Goal >> Report the number of lines containing "Give", with no other words.

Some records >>
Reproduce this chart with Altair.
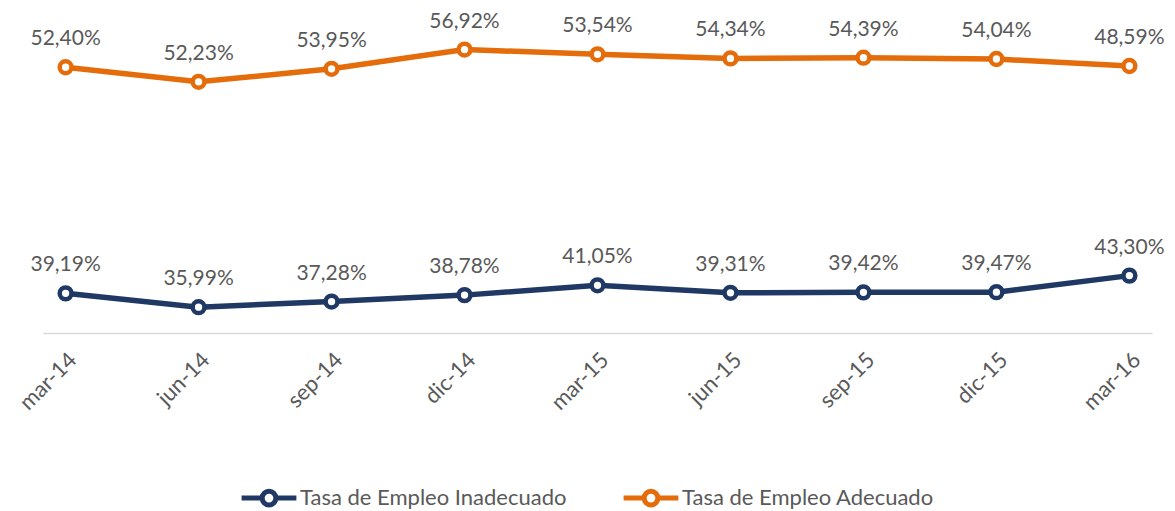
import altair as alt
import pandas as pd

periods = ["mar-14", "jun-14", "sep-14", "dic-14", "mar-15", "jun-15", "sep-15", "dic-15", "mar-16"]
inadecuado = [39.19, 35.99, 37.28, 38.78, 41.05, 39.31, 39.42, 39.47, 43.30]
adecuado = [52.40, 52.23, 53.95, 56.92, 53.54, 54.34, 54.39, 54.04, 48.59]
series_names = ["Tasa de Empleo Inadecuado", "Tasa de Empleo Adecuado"]
colors = ["#1F3864", "#E46C0A"]

rows = []
for i, p in enumerate(periods):
    for order, (name, vals) in enumerate(zip(series_names, [inadecuado, adecuado])):
        v = vals[i]
        rows.append({"periodo": p, "serie": name, "valor": v, "ord": order,
                     "etiqueta": f"{v:.2f}".replace(".", ",") + "%"})
df = pd.DataFrame(rows)

FONT = "Lato"
TXT = "#595959"

base = alt.Chart(df).transform_window(
    acum="sum(valor)", groupby=["periodo"], sort=[alt.SortField("ord")], frame=[None, 0]
)

x = alt.X("periodo:N", sort=periods, title=None,
          scale=alt.Scale(type="point", padding=0.17),
          axis=alt.Axis(labelAngle=-45, labelFontSize=22, labelColor=TXT, labelFont=FONT,
                        ticks=False, domainColor="#D9D9D9", domainWidth=1.5, labelPadding=16,
                        grid=False))
y = alt.Y("acum:Q", scale=alt.Scale(domain=[30, 100], nice=False, zero=False), axis=None)
color = alt.Color("serie:N", sort=series_names,
                  scale=alt.Scale(domain=series_names, range=colors),
                  legend=alt.Legend(title=None, orient="none", direction="horizontal",
                                    legendX=196, legendY=437,
                                    labelFont=FONT, labelFontSize=22, labelColor=TXT,
                                    labelLimit=500,
                                    symbolType="M-1,0H-0.25M0.25,0H1M0.25,0A0.25,0.25 0 1,1 -0.25,0A0.25,0.25 0 1,1 0.25,0Z",
                                    symbolSize=3000, symbolStrokeWidth=5, symbolFillColor="white",
                                    columnPadding=46, labelOffset=1))

lines = base.mark_line(strokeWidth=5.5).encode(x=x, y=y, color=color, detail="serie:N")
points = base.mark_point(filled=True, fill="white", size=140, strokeWidth=4.5, opacity=1).encode(
    x=x, y=y, stroke=alt.Stroke("serie:N", scale=alt.Scale(domain=series_names, range=colors), legend=None))
labels = base.mark_text(font=FONT, fontSize=21, color=TXT, dy=-28, baseline="middle").encode(
    x=x, y=y, text="etiqueta:N")

chart = alt.layer(lines, points, labels).properties(
    width=1109, height=302,
    autosize=alt.AutoSizeParams(type="none"),
    padding={"left": 35, "top": 23, "right": 15, "bottom": 178},
).configure_view(stroke=None)

chart.save("out.html", embed_options={"renderer": "svg", "actions": False})
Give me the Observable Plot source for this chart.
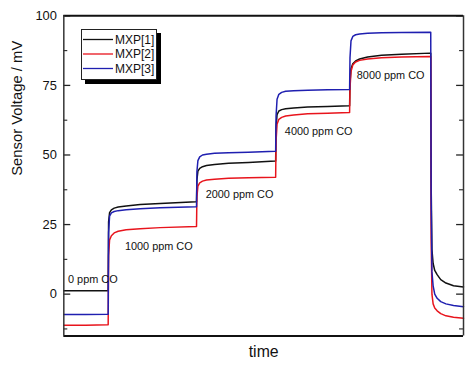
<!DOCTYPE html>
<html>
<head>
<meta charset="utf-8">
<script src="https://cdn.jsdelivr.net/npm/d3@7"></script>
<script src="https://cdn.jsdelivr.net/npm/@observablehq/plot@0.6"></script>
<style>
  html, body { margin: 0; padding: 0; background: #fff; overflow: hidden; }
  #wrap { position: relative; width: 465px; height: 367px; overflow: hidden; font-family: "Liberation Sans", Arial, sans-serif; }
  #legend { position: absolute; left: 81px; top: 29px; width: 74px; height: 49px; background: #fff; border: 1px solid #222; box-shadow: 4px 4px 0 #000; }
  #legend svg { position: absolute; left: 0; top: 0; }
</style>
</head>
<body>
<div id="wrap"><div id="chart"></div><div id="legend"></div></div>
<script>
// ---- data ----
const seriesNames = ["MXP[1]", "MXP[2]", "MXP[3]"];
const seriesColors = ["#111111", "#e8141c", "#1f1fb0"];

const time = [
  0, 5.5, 11.0,
  11.1, 11.2, 11.45, 11.9, 12.6, 13.6, 15.6, 19.1, 24.1, 33.1,
  33.2, 33.3, 33.55, 34.0, 34.7, 35.7, 37.7, 41.2, 46.2, 52.9,
  53.0, 53.1, 53.35, 53.8, 54.5, 55.5, 57.5, 61.0, 66.0, 71.4,
  71.5, 71.6, 71.85, 72.3, 73.0, 74.0, 76.0, 79.5, 84.5, 91.7,
  91.8, 91.9, 92.1, 92.4, 92.8, 93.4, 94.3, 95.6, 97.5, 100
];
const mxp1 = [
  1.2, 1.2, 1.2,
  1.2, 26, 29.3, 30.3, 30.9, 31.3, 31.7, 32.2, 32.6, 33.2,
  33.2, 41, 44.2, 45.2, 45.8, 46.2, 46.6, 47.0, 47.3, 47.8,
  47.8, 60, 64.5, 65.8, 66.3, 66.6, 66.9, 67.2, 67.4, 67.7,
  67.7, 76, 81, 82.8, 83.8, 84.5, 85.2, 85.8, 86.2, 86.6,
  86.6, 40, 16, 11, 8.5, 7, 5.2, 4, 3, 2.6
];
const mxp2 = [
  -11.2, -11.2, -11.0,
  -11.0, 14, 19.5, 21, 22, 22.6, 23.1, 23.5, 23.9, 24.3,
  24.3, 35, 38.8, 40, 40.6, 41, 41.3, 41.6, 41.8, 42.0,
  42.0, 55, 61, 62.8, 63.5, 64, 64.4, 64.8, 65.0, 65.3,
  65.3, 74, 80, 82.3, 83.4, 84, 84.5, 84.9, 85.2, 85.4,
  85.4, 20, 0, -3.5, -5, -6, -7, -7.8, -8.3, -8.7
];
const mxp3 = [
  -7.3, -7.3, -7.2,
  -7.2, 22, 28, 29.2, 29.7, 30.0, 30.3, 30.7, 31.0, 31.4,
  31.4, 44, 48, 49.3, 50, 50.3, 50.6, 50.8, 51.0, 51.3,
  51.3, 64, 70, 71.8, 72.5, 72.9, 73.1, 73.3, 73.4, 73.5,
  73.5, 85, 91, 92.6, 93.2, 93.5, 93.7, 93.9, 94.0, 94.1,
  94.1, 35, 8, 3, 0, -1.5, -2.7, -3.5, -4.1, -4.5
];

const yMajorTicks = [0, 25, 50, 75, 100];
const yMinorTicks = [-12.5, 12.5, 37.5, 62.5, 87.5];

const stepLabels = ["0 ppm CO", "1000 ppm CO", "2000 ppm CO", "4000 ppm CO", "8000 ppm CO"];
const stepLabelT = [1.06, 15.3, 35.5, 55.3, 73.3];
const stepLabelV = [5.2, 17.2, 35.7, 58.3, 78.5];

const xLabel = "time";
const yLabel = "Sensor Voltage / mV";

// ---- build table ----
const allSeries = [mxp1, mxp2, mxp3];
const rows = [];
allSeries.forEach((vals, i) => {
  vals.forEach((v, j) => rows.push({series: seriesNames[i], t: time[j], v}));
});
const labels = stepLabels.map((s, i) => ({s, t: stepLabelT[i], v: stepLabelV[i]}));

const W = 470, H = 367, mL = 64, mR = 2, mT = 15.5, mB = 28;
const fw = W - mL - mR;

const chart = Plot.plot({
  width: W, height: H,
  marginLeft: mL, marginRight: mR, marginTop: mT, marginBottom: mB,
  style: {fontFamily: "Liberation Sans, Arial, sans-serif", background: "#fff", color: "#111"},
  x: {domain: [0, 100], axis: null},
  y: {domain: [-15, 100], axis: null},
  color: {domain: seriesNames, range: seriesColors},
  marks: [
    Plot.axisY({ticks: yMajorTicks, tickSize: 0, tickPadding: 7, fontSize: 13, label: null}),
    // inward ticks, left
    Plot.tickY(yMajorTicks, {y: d => d, insetRight: fw - 7, stroke: "#222", strokeWidth: 1.3}),
    Plot.tickY(yMinorTicks, {y: d => d, insetRight: fw - 4, stroke: "#222", strokeWidth: 1.1}),
    // inward ticks, right
    Plot.tickY(yMajorTicks, {y: d => d, insetLeft: fw - 7, stroke: "#222", strokeWidth: 1.3}),
    Plot.tickY(yMinorTicks, {y: d => d, insetLeft: fw - 4, stroke: "#222", strokeWidth: 1.1}),
    Plot.line(rows, {x: "t", y: "v", z: "series", stroke: "series", strokeWidth: 1.5}),
    Plot.text(labels, {x: "t", y: "v", text: "s", textAnchor: "start", fontSize: 11, fill: "#111"}),
    // frame
    Plot.ruleY([100], {stroke: "#111", strokeWidth: 2}),
    Plot.ruleY([-15], {stroke: "#111", strokeWidth: 2}),
    Plot.ruleX([0], {stroke: "#333", strokeWidth: 1.5}),
    Plot.ruleX([100], {stroke: "#333", strokeWidth: 1.5}),
    Plot.text([xLabel], {frameAnchor: "bottom", dy: 16, fontSize: 16, fill: "#111", lineAnchor: "middle"}),
    Plot.text([yLabel], {frameAnchor: "left", dx: -47, rotate: -90, fontSize: 15, fill: "#111", lineAnchor: "middle"})
  ]
});
document.getElementById("chart").appendChild(chart);

// legend (svg inside the box)
const lg = d3.select("#legend").append("svg").attr("width", 74).attr("height", 49);
seriesNames.forEach((n, i) => {
  const y = 9.5 + i * 14.5;
  lg.append("line").attr("x1", 1).attr("x2", 31).attr("y1", y).attr("y2", y)
    .attr("stroke", seriesColors[i]).attr("stroke-width", 1.3);
  lg.append("text").attr("x", 33).attr("y", y).attr("dy", "0.36em")
    .attr("font-size", 12).attr("fill", "#111")
    .attr("font-family", "Liberation Sans, Arial, sans-serif").text(n);
});
</script>
</body>
</html>
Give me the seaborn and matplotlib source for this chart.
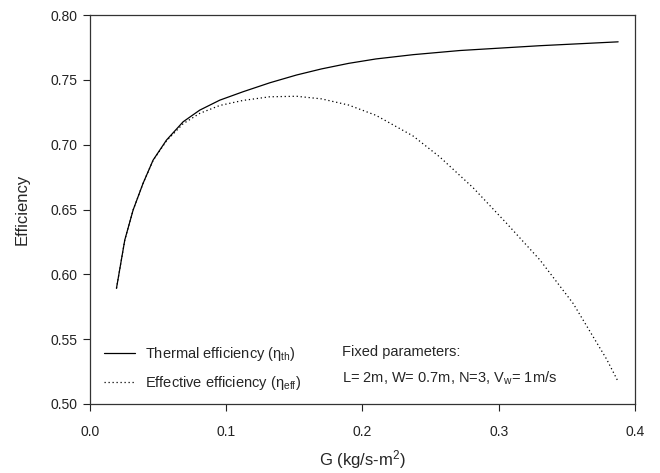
import matplotlib
matplotlib.use("Agg")
import matplotlib.pyplot as plt
import seaborn as sns
import pandas as pd

# values
g_thermal = [0.0196, 0.0257, 0.0318, 0.0391, 0.0465, 0.0563, 0.0685, 0.0807, 0.0954,
             0.1125, 0.1321, 0.1517, 0.170, 0.190, 0.210, 0.2373, 0.2716, 0.330, 0.3877]
eta_thermal = [0.5892, 0.6265, 0.6496, 0.6702, 0.6882, 0.7036, 0.7177, 0.7267, 0.7344,
               0.7409, 0.7478, 0.7538, 0.7585, 0.7628, 0.7662, 0.7695, 0.7727, 0.7764, 0.7794]

g_effective = [0.0196, 0.0257, 0.0318, 0.0391, 0.0465, 0.0563, 0.0685, 0.0807, 0.0954,
               0.1125, 0.1321, 0.1517, 0.170, 0.190, 0.210, 0.2373, 0.2569, 0.2813,
               0.3058, 0.3303, 0.3547, 0.3792, 0.3877]
eta_effective = [0.5892, 0.6265, 0.6496, 0.6702, 0.6880, 0.7030, 0.7162, 0.7242, 0.7303,
                 0.7342, 0.7370, 0.7374, 0.7354, 0.7306, 0.7227, 0.7067, 0.6905, 0.6668,
                 0.6394, 0.6111, 0.5775, 0.5346, 0.5172]

x_ticks = [0.0, 0.1, 0.2, 0.3, 0.4]
y_ticks = [0.50, 0.55, 0.60, 0.65, 0.70, 0.75, 0.80]

sns.set_theme(style="white")
plt.rcParams["font.family"] = ["Liberation Sans", "DejaVu Sans"]
plt.rcParams["mathtext.default"] = "regular"

fig = plt.figure(figsize=(6.6, 4.73), dpi=100)
ax = fig.add_axes([0.136, 0.146, 0.826, 0.822])

df_th = pd.DataFrame({"G": g_thermal, "eta": eta_thermal})
df_ef = pd.DataFrame({"G": g_effective, "eta": eta_effective})

sns.lineplot(data=df_th, x="G", y="eta", ax=ax, color="black", linewidth=0.9,
             label="Thermal efficiency (η$_{th}$)")
sns.lineplot(data=df_ef, x="G", y="eta", ax=ax, color="black", linewidth=0.9,
             linestyle=(0, (1, 2.2)), label="Effective efficiency (η$_{eff}$)")

ax.set_xlim(0.0, 0.4)
ax.set_ylim(0.50, 0.80)
ax.set_xticks(x_ticks)
ax.set_xticklabels([f"{t:.1f}" for t in x_ticks])
ax.set_yticks(y_ticks)
ax.set_yticklabels([f"{t:.2f}" for t in y_ticks])
ax.tick_params(axis="both", direction="out", length=5, width=0.8, labelsize=10,
               colors="#222222", bottom=True, left=True, top=False, right=False)
ax.tick_params(axis="x", pad=10)
ax.tick_params(axis="y", pad=4)
for side in ax.spines.values():
    side.set_color("#333333")
    side.set_linewidth(0.9)

ax.set_xlabel("G (kg/s-m$^{2}$)", fontsize=12, labelpad=7)
ax.set_ylabel("Efficiency", fontsize=12, labelpad=15)

ax.legend(loc="center left", bbox_to_anchor=(0.027, 0.092), frameon=False, fontsize=10.5,
          handlelength=2.06, handletextpad=0.7, labelspacing=0.75, borderpad=0,
          borderaxespad=0)

ax.text(0.462, 0.134, "Fixed parameters:", transform=ax.transAxes, fontsize=10.5,
        va="center", ha="left")
ax.text(0.462, 0.067, "L= 2m, W= 0.7m, N=3, V$_{w}$= 1m/s", transform=ax.transAxes,
        fontsize=10.5, va="center", ha="left")

plt.savefig("out.png", dpi=100)
plt.close()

Solution to this problem >> 2